Had the Nazis been primitive savages, at least we could have appealed to Darwinian evolution for an excuse and come up with an answer of sorts. Had they been under the influence of drugs, we might have reached an understanding, no matter how unsatisfactory. But they were neither of these. 

In the course of my meandering around Auschwitz I paused at a display of footwear piled high into a mound that for me bespoke the Final Solution. Stolen from terrified innocents of all ages were shoes of many types and sizes: day shoes, workmen’s boots, dancing shoes, riding boots and children’s shoes; the footwear of old men and pretty young women, of wise grandparents and their beloved children.

There is something intimate about footwear. The longer it is worn, the more experiences it absorbs until it takes on something of the personality of its wearer. A pair of lady’s shoes covered in faded white satin caught my attention. I imagine they had been worn to dances, perhaps in Vienna or even Berlin. For a brief moment I caught a glimpse of a young woman circling a glittering ballroom, her smiling face lit by hopes and thoughts of future happiness. Now unknown, she is long since dead; her legacy, a solitary pair of shoes.

Even more personal, stored behind glass, is a vast maze of wispy human hair shorn from hapless prey in a final act of degradation. Most was taken from women prisoners and has faded over the years to a dull, funereal white that floats like cumulus cloud in summer sky. Intended to be woven into fabric for use in the manufacture of military uniforms, the hair is a testament to a grotesque practice. It is one of history’s ironies that many a Nazi would have worn strands of Jewish hair close to his skin.

To stand in a gas chamber, dimly lit, claustrophobic, its foetidness permeated with the taint of death, is a once-in-a-lifetime experience. That was what it was designed to be. Its disintegrating concrete walls reveal a core of red brick, its floor is cracked and stained with time. Someone has left behind a bunch of red roses.

I tried to picture the room as it once was, crowded with naked people shivering with fear whilst on the roof a lone Nazi minion wearing a gas mask opened a canister of poison gas. I turned away. This is a place where imagination fails and even the ghosts have departed.

Outside I looked up at the red brick chimneys rising above the ovens in which thousands of contorted corpses had been burned; a symbol of humanity’s moral failure. Their fires have long been extinguished, the charred bones crushed into powder and scattered to the wind. Nevertheless, I like to think that smoke-ash from the ovens will circle the globe for centuries, settling on every continent, so that all people will breathe in the microscopic residue of countless cremations. And so the German Reich will live for a thousand years—in the lungs of people the world over.

The only morally uplifting object at Auschwitz is the scaffold on which Rudolph Hoess, the camp commandant, was hanged after the war. Erected in the open air, in sight of Hoess’s picturesque house and garden, located beside the charnel-house that is Auschwitz, the scaffold is the sole remnant of justice.

And what of the 8000 Nazi men and women guards at Auschwitz who tormented, tortured and butchered their way into history?

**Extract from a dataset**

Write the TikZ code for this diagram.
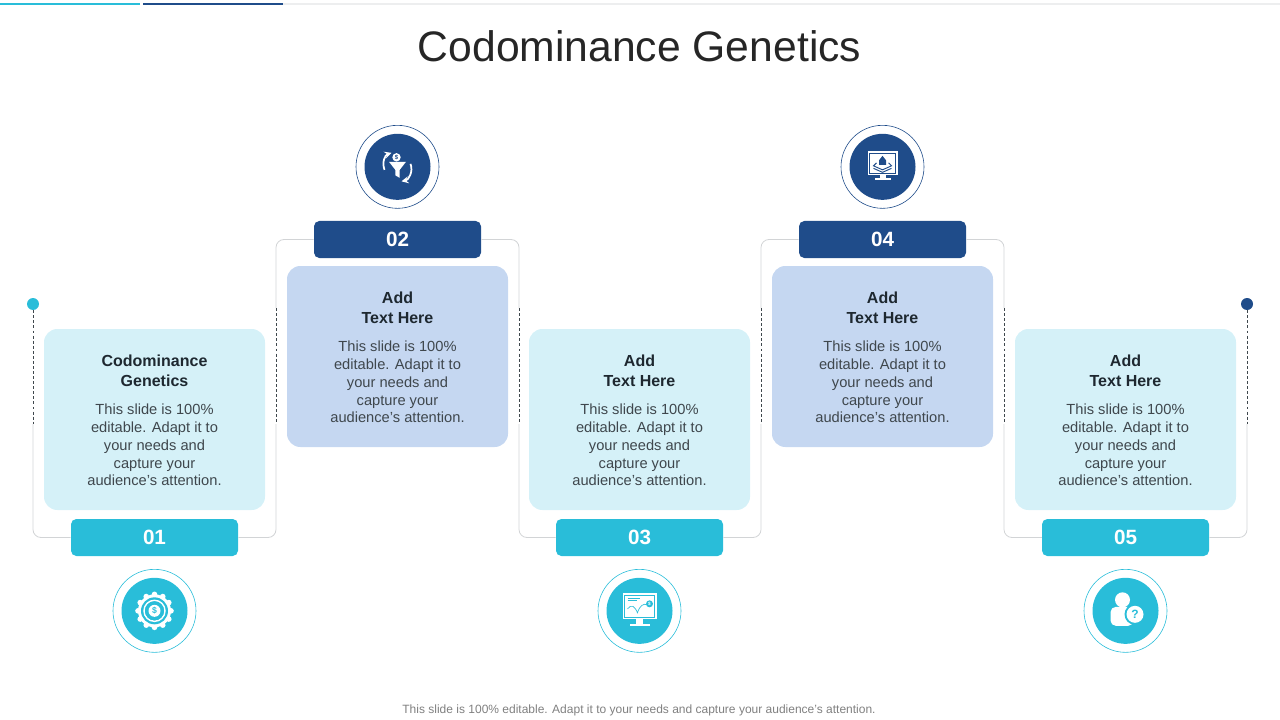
\documentclass[tikz,border=0pt]{standalone}
\usepackage{fontspec}
\setmainfont{Liberation Sans}
\usetikzlibrary{arrows}
\definecolor{cyanmain}{HTML}{29BDD9}
\definecolor{bluemain}{HTML}{1F4C8A}
\definecolor{cyanlight}{HTML}{D5F1F8}
\definecolor{bluelight}{HTML}{C5D7F1}
\definecolor{framegray}{HTML}{D2D4D6}
\definecolor{headtext}{HTML}{1E2830}
\definecolor{bodytext}{HTML}{3F474D}
\newcommand{\cardhead}[1]{{\fontsize{12}{13.3}\selectfont\bfseries\color{headtext}\rule{0pt}{10.5pt}#1}}
\tikzstyle{card} = [rectangle, rounded corners=10pt, minimum width=165.75pt, minimum height=135.75pt, inner sep=0pt, align=center, text=bodytext, font=\fontsize{11}{13.3}\selectfont]
\tikzstyle{cardcyan} = [card, fill=cyanlight]
\tikzstyle{cardblue} = [card, fill=bluelight]
\tikzstyle{tagbox} = [rectangle, rounded corners=4pt, minimum width=125.25pt, minimum height=27.75pt, inner sep=0pt, text=white, font=\fontsize{15.5}{15.5}\selectfont\bfseries]
\tikzstyle{tagcyan} = [tagbox, fill=cyanmain]
\tikzstyle{tagblue} = [tagbox, fill=bluemain]
\tikzstyle{ring} = [circle, minimum size=62.25pt, inner sep=0pt, draw, line width=0.45pt]
\tikzstyle{disc} = [circle, minimum size=49.5pt, inner sep=0pt]
\tikzstyle{enddot} = [circle, minimum size=9pt, inner sep=0pt]
\tikzstyle{frameline} = [draw=framegray, line width=0.6pt, rounded corners=6pt]
\tikzstyle{dashline} = [draw=bodytext, line width=0.6pt, dash pattern=on 2.2pt off 1.6pt]
\tikzstyle{iconarrow} = [white, line width=1.3pt, ->, >=stealth]

\begin{document}
\begin{tikzpicture}[x=0.75pt, y=-0.75pt]
  \useasboundingbox (0,0) rectangle (1280,720);
  % top bar
  \fill[framegray!40] (283,3) rectangle (1280,5);
  \fill[cyanmain] (0,3) rectangle (140,5);
  \fill[bluemain] (143,3) rectangle (283,5);

  \node(title)[text=black!85, font=\fontsize{32}{32}\selectfont] at (639.5,46){Codominance Genetics};
  \node(note)[text=gray, font=\fontsize{9}{9}\selectfont] at (639,710){This slide is 100\% editable. Adapt it to your needs and capture your audience's attention.};

  % cards
  \node(card1)[cardcyan] at (154.5,419.5){\cardhead{Codominance}\\[1pt]\cardhead{Genetics}\\[8.4pt]This slide is 100\%\\editable. Adapt it to\\your needs and\\capture your\\audience's attention.};
  \node(card2)[cardblue] at (397.5,356.5){\cardhead{Add}\\[1pt]\cardhead{Text Here}\\[8.4pt]This slide is 100\%\\editable. Adapt it to\\your needs and\\capture your\\audience's attention.};
  \node(card3)[cardcyan] at (639.5,419.5){\cardhead{Add}\\[1pt]\cardhead{Text Here}\\[8.4pt]This slide is 100\%\\editable. Adapt it to\\your needs and\\capture your\\audience's attention.};
  \node(card4)[cardblue] at (882.5,356.5){\cardhead{Add}\\[1pt]\cardhead{Text Here}\\[8.4pt]This slide is 100\%\\editable. Adapt it to\\your needs and\\capture your\\audience's attention.};
  \node(card5)[cardcyan] at (1125.5,419.5){\cardhead{Add}\\[1pt]\cardhead{Text Here}\\[8.4pt]This slide is 100\%\\editable. Adapt it to\\your needs and\\capture your\\audience's attention.};

  % number tags
  \node(tag1)[tagcyan, below of=card1, node distance=88.5pt]{01};
  \node(tag2)[tagblue, above of=card2, node distance=87.75pt]{02};
  \node(tag3)[tagcyan, below of=card3, node distance=88.5pt]{03};
  \node(tag4)[tagblue, above of=card4, node distance=87.75pt]{04};
  \node(tag5)[tagcyan, below of=card5, node distance=88.5pt]{05};

  % icon circles
  \node(ring1)[ring, draw=cyanmain, below of=tag1, node distance=55pt]{};
  \node(ring2)[ring, draw=bluemain, above of=tag2, node distance=54.5pt]{};
  \node(ring3)[ring, draw=cyanmain, below of=tag3, node distance=55pt]{};
  \node(ring4)[ring, draw=bluemain, above of=tag4, node distance=54.5pt]{};
  \node(ring5)[ring, draw=cyanmain, below of=tag5, node distance=55pt]{};
  \node(disc1)[disc, fill=cyanmain] at (ring1){};
  \node(disc2)[disc, fill=bluemain] at (ring2){};
  \node(disc3)[disc, fill=cyanmain] at (ring3){};
  \node(disc4)[disc, fill=bluemain] at (ring4){};
  \node(disc5)[disc, fill=cyanmain] at (ring5){};

  % frame line
  \node(dot1)[enddot, fill=cyanmain] at (33,304){};
  \node(dot2)[enddot, fill=bluemain] at (1247,304){};
  \coordinate(j1) at (33,424);
  \coordinate(j2) at (276,424);
  \coordinate(m2) at (276,308);
  \coordinate(j3) at (519,424);
  \coordinate(m3) at (519,308);
  \coordinate(j4) at (761,424);
  \coordinate(m4) at (761,308);
  \coordinate(j5) at (1004,424);
  \coordinate(m5) at (1004,308);
  \coordinate(j6) at (1247,424);
  \draw[frameline] (j1) |- (tag1.west);
  \draw[frameline] (tag1.east) -| (j2);
  \draw[frameline] (m2) |- (tag2.west);
  \draw[frameline] (tag2.east) -| (m3);
  \draw[frameline] (j3) |- (tag3.west);
  \draw[frameline] (tag3.east) -| (j4);
  \draw[frameline] (m4) |- (tag4.west);
  \draw[frameline] (tag4.east) -| (m5);
  \draw[frameline] (j5) |- (tag5.west);
  \draw[frameline] (tag5.east) -| (j6);
  \draw[dashline] (dot1)--(j1);
  \draw[dashline] (m2)--(j2);
  \draw[dashline] (m3)--(j3);
  \draw[dashline] (m4)--(j4);
  \draw[dashline] (m5)--(j5);
  \draw[dashline] (dot2)--(j6);

  % icon 1: gear
  \begin{scope}[shift={(disc1)}]
    \foreach \a in {0,30,...,330} \fill[white] (\a:16.5) circle (2.8);
    \fill[white] (0,0) circle (16.5);
    \fill[cyanmain] (0,0) circle (13.5);
    \draw[white, line width=1.1pt] (0,0) circle (10.5);
    \draw[cyanmain, line width=1.6pt] (0,0) circle (8.3);
    \fill[white] (0,0) circle (6);
    \node(coin1)[text=cyanmain, inner sep=0pt, font=\fontsize{6.5}{6.5}\selectfont\bfseries] at (0,0){\$};
  \end{scope}

  % icon 2: funnel
  \begin{scope}[shift={(disc2)}]
    \fill[white] (-8.5,-5) -- (8.5,-5) -- (2.2,3) -- (2.2,11) -- (-2.2,8.5) -- (-2.2,3) -- cycle;
    \fill[white] (-1,-9.5) circle (4.2);
    \node(coin2)[text=bluemain, inner sep=0pt, font=\fontsize{4.5}{4.5}\selectfont\bfseries] at (-1,-9.5){\$};
    \draw[iconarrow] (-13,3) .. controls (-16,-5) and (-12,-12) .. (-6,-14);
    \draw[iconarrow] (13,-3) .. controls (16,5) and (11,13) .. (4,14.5);
  \end{scope}

  % icon 3: monitor with chart
  \begin{scope}[shift={(disc3)}]
    \fill[white] (-17,-18) rectangle (17,8);
    \fill[white] (-3.5,8) rectangle (3.5,13);
    \fill[white] (-10,13) rectangle (10,15.5);
    \draw[cyanmain, line width=0.35pt] (-15,-16) rectangle (15,6);
    \draw[cyanmain, line width=0.5pt] (-12,-13) -- (0,-13) (-12,-10.5) -- (-3,-10.5);
    \draw[cyanmain, line width=0.5pt] (-12,-2) .. controls (-8,-7) and (-5,-5) .. (-2,2) .. controls (0,-5) and (4,-8) .. (8,-6);
    \fill[cyanmain] (10,-7) circle (3.5);
    \node(coin3)[text=white, inner sep=0pt, font=\fontsize{3.5}{3.5}\selectfont\bfseries] at (10,-7){\$};
  \end{scope}

  % icon 4: monitor with layers
  \begin{scope}[shift={(disc4)}]
    \fill[white] (-15,-16) rectangle (15,8);
    \fill[white] (-3,8) rectangle (3,11);
    \fill[white] (-8,11) rectangle (8,13);
    \draw[bluemain, line width=0.35pt] (-13,-14) rectangle (13,6);
    \fill[bluemain] (0,-11) -- (3.5,-6.5) -- (3.5,-2) -- (-3.5,-2) -- (-3.5,-6.5) -- cycle;
    \draw[bluemain, line width=0.7pt] (-6,-4) -- (-9,-1) -- (0,3) -- (9,-1) -- (6,-4);
    \draw[bluemain, line width=0.7pt] (-9,1.5) -- (0,5.5) -- (9,1.5);
  \end{scope}

  % icon 5: person with question mark
  \begin{scope}[shift={(disc5)}]
    \fill[white] (-3,-11) circle (7.5);
    \fill[white, rounded corners=4pt] (-15,15) -- (-15,-4) -- (8,-4) -- (8,15) -- cycle;
    \fill[cyanmain] (9.5,3.5) circle (10.5);
    \fill[white] (9.5,3.5) circle (8.5);
    \node(help5)[text=cyanmain, inner sep=0pt, font=\fontsize{9}{9}\selectfont\bfseries] at (9.5,3.5){?};
  \end{scope}
\end{tikzpicture}
\end{document}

What was their punishment and fate? Only 5 per cent were brought to trial and 2 per cent were convicted of a crime. As Shakespeare wrote, “Oh judgement! thou art fled to brutish beasts, and men have lost their reason.”

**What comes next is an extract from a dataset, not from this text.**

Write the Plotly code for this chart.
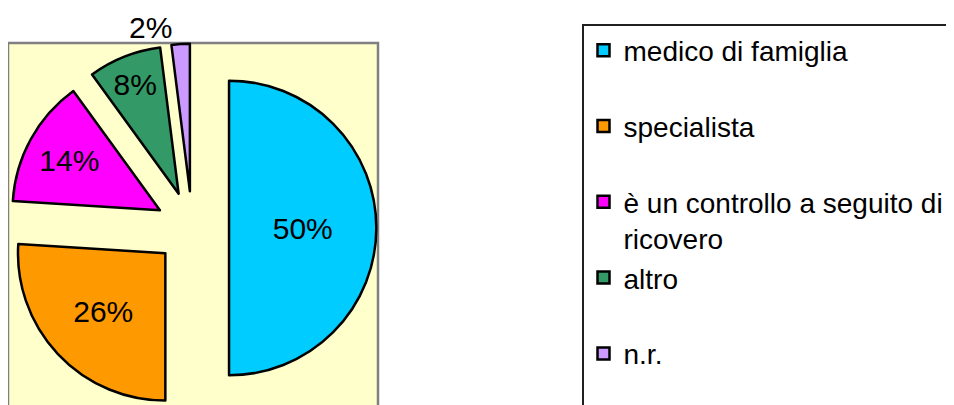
# Torta: chi ha prescritto la visita

import plotly.graph_objects as go

labels = [
    "medico di famiglia<br> ",
    "specialista<br> ",
    "è un controllo a seguito di<br>ricovero",
    "altro<br> ",
    "n.r.<br> ",
]
values = [50, 26, 14, 8, 2]
colors = ["#00CCFF", "#FF9900", "#FF00FF", "#339966", "#CC99FF"]
text_pos = ["inside", "inside", "inside", "inside", "outside"]

FONT = "Liberation Sans, Arial, sans-serif"
W, H = 954, 405
OFF = 8  # margine del body della pagina

fig = go.Figure(
    go.Pie(
        labels=labels,
        values=values,
        sort=False,
        direction="clockwise",
        rotation=0,
        pull=0.25,
        marker=dict(colors=colors, line=dict(color="black", width=2.5)),
        textinfo="percent",
        textposition=text_pos,
        insidetextorientation="horizontal",
        textfont=dict(family=FONT, size=30, color="black"),
        hoverinfo="skip",
        domain=dict(x=[0, 368.4 / W], y=[1 - 404.4 / H, 1 - 35.6 / H]),
    )
)

# area del grafico (sfondo giallo)
fig.add_shape(
    type="rect", xref="paper", yref="paper",
    x0=(8 - OFF) / W, x1=(378 - OFF) / W, y0=-0.1, y1=1 - (43 - OFF) / H,
    fillcolor="#FFFFCC", line=dict(color="#808080", width=2.5),
    layer="below",
)

fig.update_layout(
    width=W,
    height=H,
    margin=dict(l=0, r=0, t=0, b=0, autoexpand=False),
    paper_bgcolor="white",
    font=dict(family=FONT, color="black"),
    uniformtext=dict(mode="show", minsize=30),
    legend=dict(
        x=(582 - OFF) / W, y=1 - (24 - OFF) / H,
        xanchor="left", yanchor="top",
        valign="top",
        entrywidth=390,
        entrywidthmode="pixels",
        font=dict(family=FONT, size=28, color="black"),
        bgcolor="white",
        bordercolor="#202020",
        borderwidth=1.5,
    ),
)

fig.write_html("out.html")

The remaining 7800 guards, with no more than a twinge of conscience, would have shrugged off their crimes before returning home to loving families. Perhaps they went on to live happy, contented lives, believing they had served their country well.

After two hours I had seen enough of Auschwitz. Needless to say I came away not having found any answer to my question. There may not be one. Yet we the living have an obligation to the dead and to our consciences to continue searching. Perhaps the final comment lies with Primo Levi, to whom an SS officer said of Auschwitz, “Here, there is no why.” 

Dr Brian Wimborne is an historian who lives in Canberra.